Security checks across malware telemetry and agentic risk

Overview

This skill is a real-estate scraper that explicitly teaches anti-bot and CAPTCHA bypass methods and saves reusable browser sessions, so it needs user review before installation.

Install only for targets where you have clear permission to collect data. Avoid using the CAPTCHA-bypass, proxy-rotation, real-cookie, and saved-session workflows against third-party sites; prefer official APIs or licensed datasets. Treat generated session files, screenshots, PDFs, and exports as sensitive because they may contain cookies, account state, or protected site content.

SkillSpector

By NVIDIA

Vulnerability Patterns

Data ExfiltrationExternal Transmission, Env Variable Harvesting, File System Enumeration
Excessive AgencyUnrestricted Tool Access, Autonomous Decision Making, Scope Creep
Trigger AbuseOverly Broad Trigger, Shadow Command Trigger, Keyword Baiting Trigger
Behavioral ASTexec() Call, eval() Call, Dynamic Import
MCP Tool PoisoningHidden Instructions, Unicode Deception, Parameter Description Injection

Findings (17)

subprocess module call

Medium

Category: Dangerous Code Execution
Content: print(f"执行命令: {command}") import subprocess result = subprocess.run(command, shell=True, capture_output=True, text=True) if result.returncode == 0: print("agent-browser脚本执行成功")
Confidence: 94% confidence
Finding: result = subprocess.run(command, shell=True, capture_output=True, text=True)

Context-Inappropriate Capability

Medium

Confidence: 89% confidence
Finding: The optional CAPTCHA-solving integration sends challenge images to an external service, adding a new third-party automation channel beyond simple real-estate data collection. This is risky because CAPTCHA images may contain session-linked or site-specific content, and outsourcing challenge solving also facilitates bypass of access controls on target websites.
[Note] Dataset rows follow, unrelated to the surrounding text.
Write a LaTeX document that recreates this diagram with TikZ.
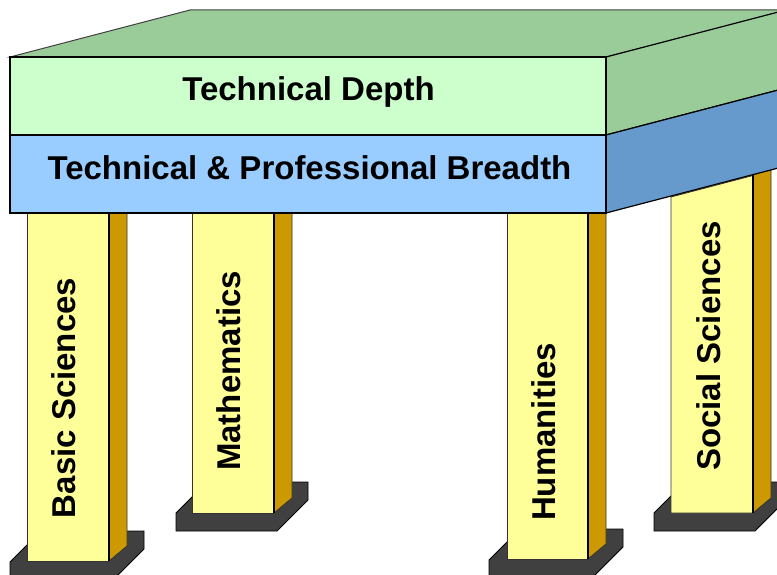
\documentclass[tikz,border=0pt]{standalone}
\usepackage{fontspec}
\setmainfont{Liberation Sans}
\definecolor{gfront}{HTML}{CCFFCC}
\definecolor{gtop}{HTML}{99CC99}
\definecolor{bfront}{HTML}{99CCFF}
\definecolor{bside}{HTML}{6699CC}
\definecolor{legfront}{HTML}{FFFF99}
\definecolor{legside}{HTML}{CC9900}
\definecolor{basecol}{HTML}{404040}
\tikzset{
  lbl/.style={inner sep=0pt, text height=23.6pt, text depth=0pt,
    font=\fontsize{33}{40}\selectfont\bfseries},
  slabline/.style={draw=black, line width=1.4pt},
  legf/.style={fill=legfront, draw=black!80, line width=0.8pt},
  legs/.style={fill=legside, draw=black!80, line width=0.8pt},
}
\newcommand{\baseplate}[3]{% x1, x2, ytop
  \filldraw[fill=basecol, draw=black, line width=0.8pt] (#1,#3+18) -- (#1,#3) -- (#1+31,#3-31) -- (#2+31,#3-31) -- (#2+31,#3-13) -- (#2,#3+18) -- cycle;
}
\newcommand{\legpost}[5]{% xl, xr, ytop-left, ytop-right, ybot
  \filldraw[legs] (#2,#4) -- (#2+18,#4-15) -- (#2+18,#5-15) -- (#2,#5) -- cycle;
  \filldraw[legf] (#1,#3) -- (#2,#4) -- (#2,#5) -- (#1,#5) -- cycle;
  \draw[black, line width=1.8pt] (#2,#4) -- (#2,#5);
}
\begin{document}
\begin{tikzpicture}[x=1pt,y=-1pt]
\useasboundingbox (0,0) rectangle (777,575);
\fill[white] (0,0) rectangle (777,575);
\clip (0,0) rectangle (777,575);
% base plates
\baseplate{10}{113}{562}
\baseplate{176}{277}{513}
\baseplate{489}{592}{560}
\baseplate{654}{755}{513}
% legs
\legpost{27}{109}{213}{213}{561}
\legpost{192}{274}{213}{213}{513}
\legpost{507}{588}{213}{213}{559}
\legpost{671}{753}{197}{175.5}{513}
% slab
\coordinate (FTL) at (10,57);
\coordinate (FTR) at (606,57);
\coordinate (FML) at (10,135);
\coordinate (FMR) at (606,135);
\coordinate (FBL) at (10,213);
\coordinate (FBR) at (606,213);
\filldraw[fill=gtop, draw=black!75, line width=1pt] (FTL) -- (190,10) -- (790,10) -- (FTR) -- cycle;
\filldraw[fill=gtop, draw=black, line width=1.2pt] (FTR) -- (786,10) -- (786,88) -- (FMR) -- cycle;
\filldraw[fill=bside, draw=black, line width=1.2pt] (FMR) -- (786,88) -- (786,166) -- (FBR) -- cycle;
\filldraw[fill=gfront, slabline] (FTL) rectangle (FMR);
\filldraw[fill=bfront, slabline] (FML) rectangle (FBR);
\draw[black, line width=2pt] (FTR) -- (FBR);
% labels
\node[lbl] (depth) at (308.5,88.7) {Technical Depth};
\node[lbl] (breadth) at (309.5,167.5) {Technical \& Professional Breadth};
\node[lbl, rotate=90] (basic) at (64,398) {Basic Sciences};
\node[lbl, rotate=90] (math) at (229,371) {Mathematics};
\node[lbl, rotate=90] (hum) at (544,432) {Humanities};
\node[lbl, rotate=90] (soc) at (709,346) {Social Sciences};
\end{tikzpicture}
\end{document}
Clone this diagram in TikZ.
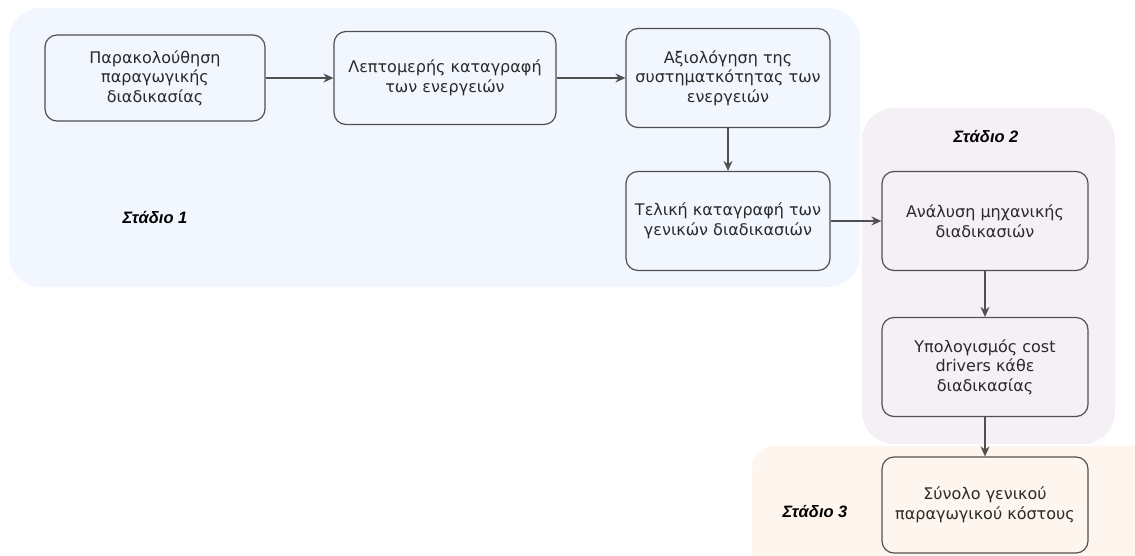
\documentclass[tikz,border=0pt]{standalone}
\usepackage{fontspec}
\setmainfont{DejaVu Sans}
\newfontfamily\labfont{Liberation Sans}
\usetikzlibrary{arrows.meta}
\definecolor{bgone}{HTML}{F2F6FE}
\definecolor{bgtwo}{HTML}{F4F0F6}
\definecolor{bgthree}{HTML}{FEF6EE}
\definecolor{edge}{HTML}{505050}
\definecolor{txt}{HTML}{2A2A2A}
\tikzset{
  x=1pt, y=-1pt,
  stagebg/.style={rounded corners=32pt, draw=none},
  box/.style={draw=edge, line width=1.2pt, rounded corners=12pt, text=txt,
    align=center, font=\fontsize{16}{19.5}\selectfont, inner sep=0pt},
  lab/.style={font=\labfont\bfseries\itshape\fontsize{16.5}{18}\selectfont, text=black},
  conn/.style={draw=edge, line width=1.2pt, -{Stealth[length=10pt,width=9pt]}}
}
\begin{document}
\begin{tikzpicture}
\useasboundingbox (0,0) rectangle (1135,556);
% stage backgrounds
\fill[bgone, stagebg] (9,8) rectangle (860,287);
\fill[bgtwo, stagebg] (862,108) rectangle (1115,444);
\begin{scope}
\clip (0,0) rectangle (1135,556);
\fill[bgthree, rounded corners=22pt] (752,446) rectangle (1160,600);
\end{scope}
% boxes
\node[box, fill=bgone, minimum width=220pt, minimum height=86pt] (a) at (155,78) {Παρακολούθηση\\παραγωγικής\\διαδικασίας};
\node[box, fill=bgone, minimum width=222pt, minimum height=93pt] (b) at (445,78) {Λεπτομερής καταγραφή\\των ενεργειών};
\node[box, fill=bgone, minimum width=204pt, minimum height=99pt] (c) at (728,78) {Αξιολόγηση της\\συστηματκότητας των\\ενεργειών};
\node[box, fill=bgone, minimum width=204pt, minimum height=99pt] (d) at (728,221) {Τελική καταγραφή των\\γενικών διαδικασιών};
\node[box, fill=bgtwo, minimum width=206pt, minimum height=99pt] (e) at (985,221) {Ανάλυση μηχανικής\\διαδικασιών};
\node[box, fill=bgtwo, minimum width=206pt, minimum height=99pt] (f) at (985,367) {Υπολογισμός cost\\drivers κάθε\\διαδικασίας};
\node[box, fill=bgthree, minimum width=206pt, minimum height=96pt] (g) at (985,505) {Σύνολο γενικού\\παραγωγικού κόστους};
% labels
\node[lab] (s1) at (155,218) {Στάδιο 1};
\node[lab] (s2) at (986,137) {Στάδιο 2};
\node[lab] (s3) at (815,512) {Στάδιο 3};
% connectors
\draw[conn] (a) -- (b);
\draw[conn] (b) -- (c);
\draw[conn] (c) -- (d);
\draw[conn] (d) -- (e);
\draw[conn] (e) -- (f);
\draw[conn] (f) -- (g);
\end{tikzpicture}
\end{document}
Context-Inappropriate Capability

High

Confidence: 98% confidence
Finding: This section explicitly documents use of a third-party CAPTCHA-solving service to bypass anti-bot controls, which materially exceeds ordinary data extraction and enables automated circumvention of access restrictions. In the context of a real-estate scraping skill that already discusses session reuse, cookies, and evasion tactics, this is a strong indicator of deliberate anti-abuse bypass capability.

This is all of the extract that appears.